A reunião convocada com outra pauta, escondia o medo das ruas e, em vídeos das últimas manifestações anti-Bolsonaro iam, entre conchavos e conspirações, acertando o alinhamento dos comandantes das Forças Armadas com o rebelde expulso do Exército, capitão Bolsonaro, que vem repetindo sucessivamente, que dependendo do resultado eleitoral de 2022, não aceitará democrática e constitucionalmente o resultado soberano emanado das urnas com a vontade do povo brasileiro.
O vídeo exibido, pasmem, levanta os mesmos cacoetes usados em 1961 e em 1964, pregando que as manifestações que vêm ocorrendo são para implantar o fantasma do “comunismo” no Brasil.
Ora, usando palavras daqueles que defendiam e defendem a Ditadura, “as favas com os escrúpulos”, com o desrespeito da ordem constitucional, da ordem democrática, da lealdade com a legalidade.
Chegou a hora de nossos militares olharem pelo Brasil e não se posicionar com o mesmo cacoete de sessenta anos atrás, argumento vetusto, indigno, de ignorantes históricos, que não têm na memória o sofrimento do povo brasileiro durante 21 anos de Ditadura, autoritarismo e obscurantismo, que a prepotência legou à nação brasileira.
Estão defendendo um Jânio Quadros de baixa patente, um louco que prega a tortura, que defende milícias, que não tem uma sequer atitude de compaixão com mais de meio milhão de mortos na pandemia, tampouco com os milhões de recuperados com sequelas.
Estão nossas Forças Armadas defendendo um golpe de Estado? Ou os senhores comandantes não conhecem a História?
Apoiando um possível golpe, ameaçado todos os dias por Bolsonaro que diz estar apoiado pelas Forças Armadas… É isso que é defesa da democracia?
Incentivando milícias fascistas, coisa em que as Forças Armadas não podem se transformar, esse incentivo ao aparelhamento de política sectária.

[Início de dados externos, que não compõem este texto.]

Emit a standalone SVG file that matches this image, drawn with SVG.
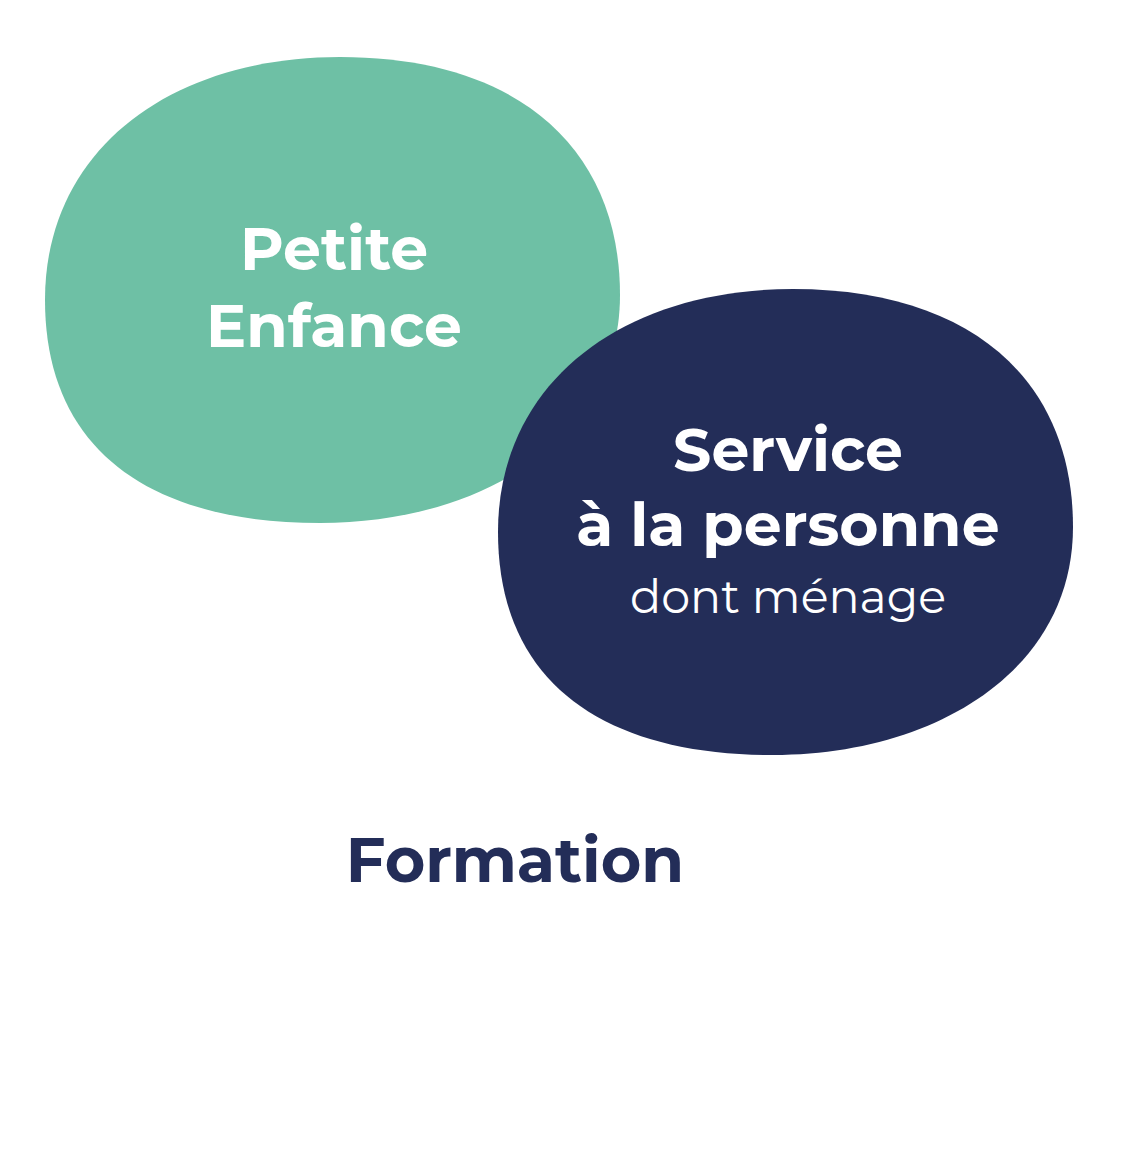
<svg xmlns="http://www.w3.org/2000/svg" width="1136" height="1161" viewBox="0 0 1136 1161">
<style>
.t{font-family:"Montserrat","Noto Sans","Open Sans",sans-serif;text-anchor:middle}
.b{font-weight:700}
.w{fill:#ffffff}
</style>
<rect width="1136" height="1161" fill="#ffffff"/>
<g id="petite-enfance">
<path d="M340,57 C520,57 620,150 620,295 C620,440 480,523 320,523 C150,523 45,450 45,300 C45,150 170,57 340,57 Z" fill="#6ec0a5"/>
<text class="t b w" x="334" y="270" font-size="60">Petite</text>
<text class="t b w" x="334" y="347" font-size="60">Enfance</text>
</g>
<g id="service-personne">
<path d="M793,289 C973,289 1073,382 1073,527 C1073,672 933,755 773,755 C603,755 498,682 498,532 C498,382 623,289 793,289 Z" fill="#232d58"/>
<text class="t b w" x="788" y="471" font-size="60">Service</text>
<text class="t b w" x="788" y="546" font-size="60">à la personne</text>
<text class="t w" x="788" y="613" font-size="46">dont ménage</text>
</g>
<g id="formation">
<text class="t b" x="515" y="882" font-size="62" fill="#232d58">Formation</text>
</g>
<g id="connectors"/>
</svg>
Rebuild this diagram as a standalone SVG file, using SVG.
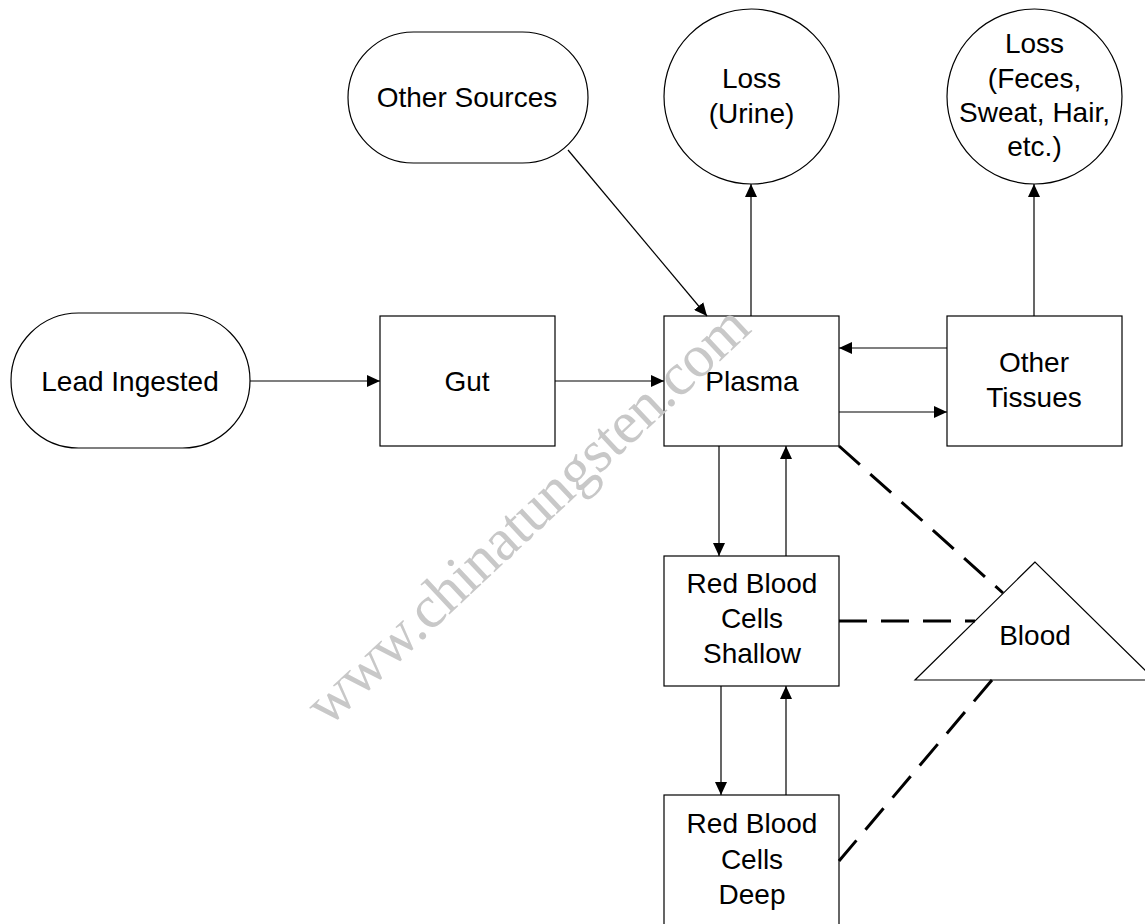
<svg xmlns="http://www.w3.org/2000/svg" width="1145" height="924" viewBox="0 0 1145 924">
<style>
.shape{fill:#fff;stroke:#000;stroke-width:1.2}
.lbl{font-family:"Liberation Sans",Arial,sans-serif;font-size:28px;fill:#000;text-anchor:middle}
.arr{stroke:#000;stroke-width:1.2;fill:none;marker-end:url(#ah)}
.dash{stroke:#000;stroke-width:3;fill:none;stroke-dasharray:28 14}
.wm{font-family:"Liberation Serif","Times New Roman",serif;font-size:60px;fill:#c8c8c8}
</style>
<defs>
<marker id="ah" markerUnits="userSpaceOnUse" markerWidth="14" markerHeight="12" refX="13" refY="6" orient="auto">
<path d="M0,0 L13,6 L0,12 Z" fill="#000"/>
</marker>
</defs>
<rect width="1145" height="924" fill="#fff"/>
<g id="lead-ingested">
<rect class="shape" x="11" y="313" width="239" height="135" rx="67.5" ry="67.5"/>
<text class="lbl" x="130" y="391">Lead Ingested</text>
</g>
<g id="gut">
<rect class="shape" x="380" y="316" width="175" height="130"/>
<text class="lbl" x="467" y="391">Gut</text>
</g>
<g id="plasma">
<rect class="shape" x="664" y="316" width="175" height="130"/>
<text class="lbl" x="752" y="391">Plasma</text>
</g>
<g id="other-tissues">
<rect class="shape" x="947" y="316" width="175" height="130"/>
<text class="lbl" x="1034" y="372">Other</text>
<text class="lbl" x="1034" y="407">Tissues</text>
</g>
<g id="other-sources">
<rect class="shape" x="348" y="32" width="240" height="131" rx="65.5" ry="65.5"/>
<text class="lbl" x="467" y="107">Other Sources</text>
</g>
<g id="loss-urine">
<circle class="shape" cx="751.5" cy="96.5" r="87.5"/>
<text class="lbl" x="751.5" y="88">Loss</text>
<text class="lbl" x="751.5" y="123">(Urine)</text>
</g>
<g id="loss-feces">
<circle class="shape" cx="1034.5" cy="96.5" r="87.5"/>
<text class="lbl" x="1034.5" y="53">Loss</text>
<text class="lbl" x="1034.5" y="88">(Feces,</text>
<text class="lbl" x="1034.5" y="122">Sweat, Hair,</text>
<text class="lbl" x="1034.5" y="156">etc.)</text>
</g>
<g id="rbc-shallow">
<rect class="shape" x="664" y="556" width="175" height="130"/>
<text class="lbl" x="752" y="593">Red Blood</text>
<text class="lbl" x="752" y="628">Cells</text>
<text class="lbl" x="752" y="663">Shallow</text>
</g>
<g id="rbc-deep">
<rect class="shape" x="664" y="795" width="175" height="130"/>
<text class="lbl" x="752" y="833">Red Blood</text>
<text class="lbl" x="752" y="869">Cells</text>
<text class="lbl" x="752" y="904">Deep</text>
</g>
<g id="blood">
<polygon class="shape" points="1035,562 915,680 1155,680"/>
<text class="lbl" x="1035" y="645">Blood</text>
</g>
<g id="connectors">
<line class="arr" x1="250" y1="381" x2="380" y2="381"/>
<line class="arr" x1="555" y1="381" x2="664" y2="381"/>
<line class="arr" x1="568" y1="150" x2="707" y2="316"/>
<line class="arr" x1="751" y1="316" x2="751" y2="184"/>
<line class="arr" x1="1034" y1="316" x2="1034" y2="184"/>
<line class="arr" x1="947" y1="348" x2="839" y2="348"/>
<line class="arr" x1="839" y1="412" x2="947" y2="412"/>
<line class="arr" x1="719" y1="446" x2="719" y2="556"/>
<line class="arr" x1="786" y1="556" x2="786" y2="446"/>
<line class="arr" x1="721" y1="686" x2="721" y2="795"/>
<line class="arr" x1="786" y1="795" x2="786" y2="686"/>
<line class="dash" x1="839" y1="446" x2="1003" y2="593"/>
<line class="dash" x1="839" y1="621" x2="975" y2="621"/>
<line class="dash" x1="992" y1="680" x2="839" y2="861"/>
</g>
<text class="wm" x="328" y="728" transform="rotate(-43.1 328 728)" textLength="582">www.chinatungsten.com</text>
</svg>
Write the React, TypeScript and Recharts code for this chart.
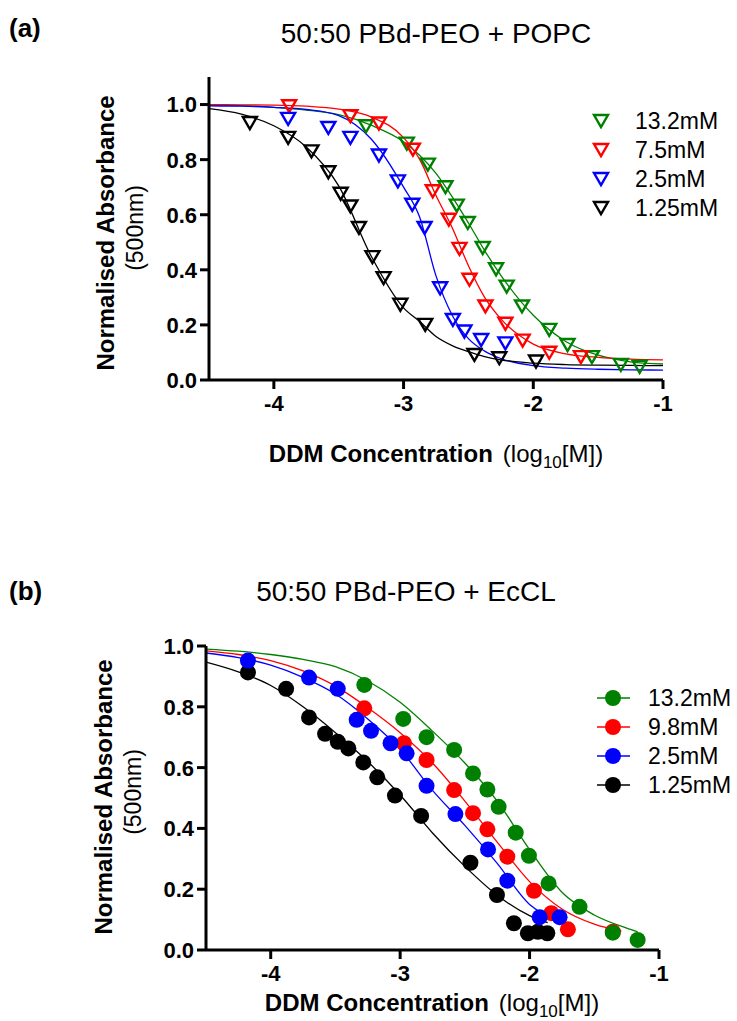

É interessante alguns trechos da nota do ministro da Defesa e seus comandados:
“As Forças Armadas não aceitarão, qualquer ataque leviano as instituições que defendem a democracia e a liberdade do povo brasileiro”.
A que democracia se referem, intrometendo-se em uma CPI, legalmente constituída sob a égide constitucional? Uma ameaça a democracia é o que a nota representa. Não sei se os senhores comandantes, do Exército, general Paulo Sergio, da Marinha, almirante Almir Santos, e da Força Aérea, Carlos Baptista Junior, conhecem esta parte de uma nota golpista de seus pares sessenta anos atrás:
“Na Presidência da República, em regime que atribui ampla autoridade de poder pessoal ao Chefe da Nação, o Sr. João Goulart constituir-se-á, sem dúvida, no mais evidente incentivo a todos aqueles que desejam ver o país mergulhado no caos, na anarquia, na luta civil. As próprias Forças Armadas, infiltradas e domesticadas, transformar-se-iam, como tem acontecido noutros países, em simples milícias comunistas.”
Esta é outra nota, de vossos pares em defesa da “democracia”, quando três ministros militares de Jânio Quadros, Almirante Sylvio Heck, da Marinha, Odylio Denys, da Guerra e o brigadeiro Gabriel Grum Moss, da Aeronáutica, queriam impedir a posse constitucional do vice-presidente eleito, através da força, da desestabilização democrática, como indicava a Constituição que haviam jurado defender.
Senhores militares, respeitem o povo brasileiro e sua inteligência, respeitem a Constituição, pois o povo já conhece o velho e surrado argumento do “perigo comunista”.
Sejam nacionalistas e defendam a seriedade democrática, a seriedade eleitoral, recuperem-se historicamente e dos 21 anos de desastre ditatorial que impuseram ao Basil.
Fiquem ao lado do povo.
João Vicente Goulart
Filósofo, poeta e escritor. Autor dos livros “Entre Anjos e Demônios, poemas do exílio” e “Jango e eu: memórias de um exílio sem volta”, este foi finalista do prêmio de literatura Jabuti na categoria Biografia. Preside o Instituto João Goulart desde 2004. É colunista da Revista Fórum.